Born 8 May 1934 in Cape Town, Leonard Hubert Hoffmann, nicknamed "Lennie", was the son of a well-known solicitor who co-founded what has become Africa's largest law firm, Edward Nathan Sonnenbergs.
He was educated at the University of Cape Town and then attended The Queen's College, Oxford, as a Rhodes scholar, where he studied for the BCL degree and won the Vinerian Scholarship. Between 1961 and 1973, he was Stowell Civil Law Fellow at University College, Oxford, where he is also an Honorary Fellow.
In 1963, he published the first edition of The South African Law of Evidence, a work which became the standard text and which has since been published in four editions. After being called to the Bar from Gray's Inn in 1964, Hoffmann became one of the most sought after and highly priced barristers of his generation and was quickly made a judge, having taken silk on 19 April 1977.
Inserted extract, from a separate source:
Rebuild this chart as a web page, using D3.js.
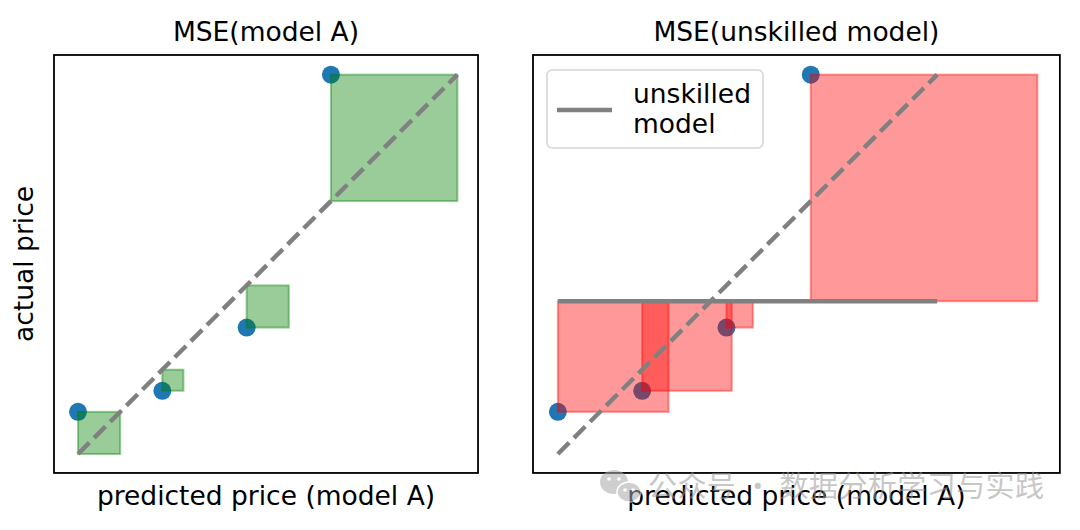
<!DOCTYPE html>
<html>
<head>
<meta charset="utf-8">
<script src="https://cdn.jsdelivr.net/npm/d3@7"></script>
<style>
    body { margin: 0; background: #fff; }
    svg text { font-family: "DejaVu Sans", sans-serif; }
</style>
</head>
<body>
<svg id="chart" width="1080" height="530"></svg>
<script>
// data
const predicted = [1, 2, 3, 4];
const actual = [1.5, 1.75, 2.5, 5.5];
const diagonal = [1, 5.5];
const titles = ["MSE(model A)", "MSE(unskilled model)"];
const xLabel = "predicted price (model A)";
const yLabel = "actual price";
const legendLines = ["unskilled", "model"];
const watermark = "公众号 · 数据分析学习与实践";

// axis limits (equal aspect, same px per unit in both panels)
const xLimA = [0.715, 5.745];
const xLimB = [0.705, 6.955];
const yLim = [0.775, 5.733];

const unit = 84.3;
const panelTop = 55;
const fontSize = 26.5;

const svg = d3.select("#chart");

//panel builder
const myPanel = (function () {

    function make(x0, xLim, title) {
        let w = (xLim[1] - xLim[0]) * unit,
            h = (yLim[1] - yLim[0]) * unit;

        let x = d3.scaleLinear().domain(xLim).range([0, w]);
        let y = d3.scaleLinear().domain(yLim).range([h, 0]);

        let g = svg.append("g").attr("transform", "translate(" + x0 + "," + panelTop + ")");

        let clip = "clip" + x0;
        g.append("clipPath").attr("id", clip)
            .append("rect").attr("width", w).attr("height", h);

        let plot = g.append("g").attr("clip-path", "url(#" + clip + ")");

        g.append("text")
            .attr("x", w / 2).attr("y", -14)
            .attr("text-anchor", "middle")
            .style("font-size", fontSize + "px")
            .text(title);

        g.append("text")
            .attr("x", w / 2).attr("y", h + 32)
            .attr("text-anchor", "middle")
            .style("font-size", fontSize + "px")
            .text(xLabel);

        return {g: g, plot: plot, x: x, y: y, w: w, h: h};
    }

    function frame(p) {
        p.g.append("rect")
            .attr("width", p.w).attr("height", p.h)
            .attr("fill", "none")
            .attr("stroke", "#000")
            .attr("stroke-width", 1.8);
    }

    function points(p) {
        p.plot.selectAll("circle.pt")
            .data(predicted)
            .enter().append("circle")
            .attr("class", "pt")
            .attr("cx", d => p.x(d))
            .attr("cy", (d, i) => p.y(actual[i]))
            .attr("r", 9)
            .style("fill", "#1f77b4");
    }

    // squares of the error, from the point towards the reference
    function squares(p, ref, color) {
        p.plot.selectAll("rect.sq")
            .data(predicted)
            .enter().append("rect")
            .attr("class", "sq")
            .attr("x", d => p.x(d))
            .attr("y", (d, i) => p.y(Math.max(actual[i], ref(i))))
            .attr("width", (d, i) => p.x(d + Math.abs(actual[i] - ref(i))) - p.x(d))
            .attr("height", (d, i) => p.y(Math.min(actual[i], ref(i))) - p.y(Math.max(actual[i], ref(i))))
            .attr("fill", color)
            .attr("fill-opacity", 0.4)
            .attr("stroke", color)
            .attr("stroke-opacity", 0.4)
            .attr("stroke-width", 2);
    }

    function diag(p) {
        p.plot.append("line")
            .attr("x1", p.x(diagonal[0])).attr("y1", p.y(diagonal[0]))
            .attr("x2", p.x(diagonal[1])).attr("y2", p.y(diagonal[1]))
            .attr("stroke", "#808080")
            .attr("stroke-width", 4.4)
            .attr("stroke-dasharray", "16,6.8");
    }

    // Exposed public
    return {
        make: make,
        frame: frame,
        points: points,
        squares: squares,
        diag: diag
    }
})();

// left panel: model A
const pA = myPanel.make(54, xLimA, titles[0]);
myPanel.points(pA);
myPanel.squares(pA, i => predicted[i], "#008000");
myPanel.diag(pA);
myPanel.frame(pA);

// y label once, on the left
pA.g.append("text")
    .attr("transform", "translate(-21," + (pA.h / 2) + ") rotate(-90)")
    .attr("text-anchor", "middle")
    .style("font-size", fontSize + "px")
    .text(yLabel);

// right panel: unskilled model (mean of actual)
const meanActual = d3.mean(actual);
const pB = myPanel.make(533, xLimB, titles[1]);
myPanel.points(pB);
myPanel.squares(pB, i => meanActual, "#ff0000");
myPanel.diag(pB);
pB.plot.append("line")
    .attr("x1", pB.x(diagonal[0])).attr("y1", pB.y(meanActual))
    .attr("x2", pB.x(diagonal[1])).attr("y2", pB.y(meanActual))
    .attr("stroke", "#808080")
    .attr("stroke-width", 4.4);
myPanel.frame(pB);

//legend
const legend = pB.g.append("g").attr("transform", "translate(14,15)");
legend.append("rect")
    .attr("width", 216).attr("height", 78)
    .attr("rx", 5)
    .attr("fill", "rgba(255,255,255,0.8)")
    .attr("stroke", "#d6d6d6")
    .attr("stroke-width", 1.6);
legend.append("line")
    .attr("x1", 10).attr("x2", 65)
    .attr("y1", 40).attr("y2", 40)
    .attr("stroke", "#808080")
    .attr("stroke-width", 4.4);
legend.selectAll("text")
    .data(legendLines)
    .enter().append("text")
    .attr("x", 86)
    .attr("y", (d, i) => 33 + i * 30)
    .style("font-size", fontSize + "px")
    .text(d => d);

// watermark, faint, over the right x label
const wm = svg.append("g").attr("opacity", 0.55);
wm.append("ellipse").attr("cx", 614).attr("cy", 482).attr("rx", 14).attr("ry", 12).attr("fill", "#a8a8a8");
wm.append("ellipse").attr("cx", 629).attr("cy", 492).attr("rx", 12).attr("ry", 10).attr("fill", "#a8a8a8")
    .attr("stroke", "#fff").attr("stroke-width", 1.5);
[[609, 479], [619, 479], [625, 490], [633, 490]].forEach(function (e) {
    wm.append("circle").attr("cx", e[0]).attr("cy", e[1]).attr("r", 1.8).attr("fill", "#fff");
});
wm.append("text")
    .attr("x", 648).attr("y", 497)
    .attr("textLength", 396)
    .attr("lengthAdjust", "spacing")
    .style("font-family", "'Noto Sans CJK SC', sans-serif")
    .style("font-size", "29px")
    .attr("fill", "#9a9a9a")
    .text(watermark);
</script>
</body>
</html>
He was appointed to the Courts of Appeal of Jersey and Guernsey on 20 November 1980 and stayed in office until 1985 and was appointed to the High Court of Justice, Chancery Division from 1985 to 1992. On 23 July 1985, he was knighted upon his appointment, as is customary for High Court judges. He was subsequently appointed to be a Lord Justice of Appeal in 1 October 1992 and stayed in office until 1995. In 1995, Hoffmann was appointed a Lord of Appeal in Ordinary (more commonly known as a Law Lord) and thereby raised to the peerage as Baron Hoffmann, of Chedworth in the County of Gloucestershire.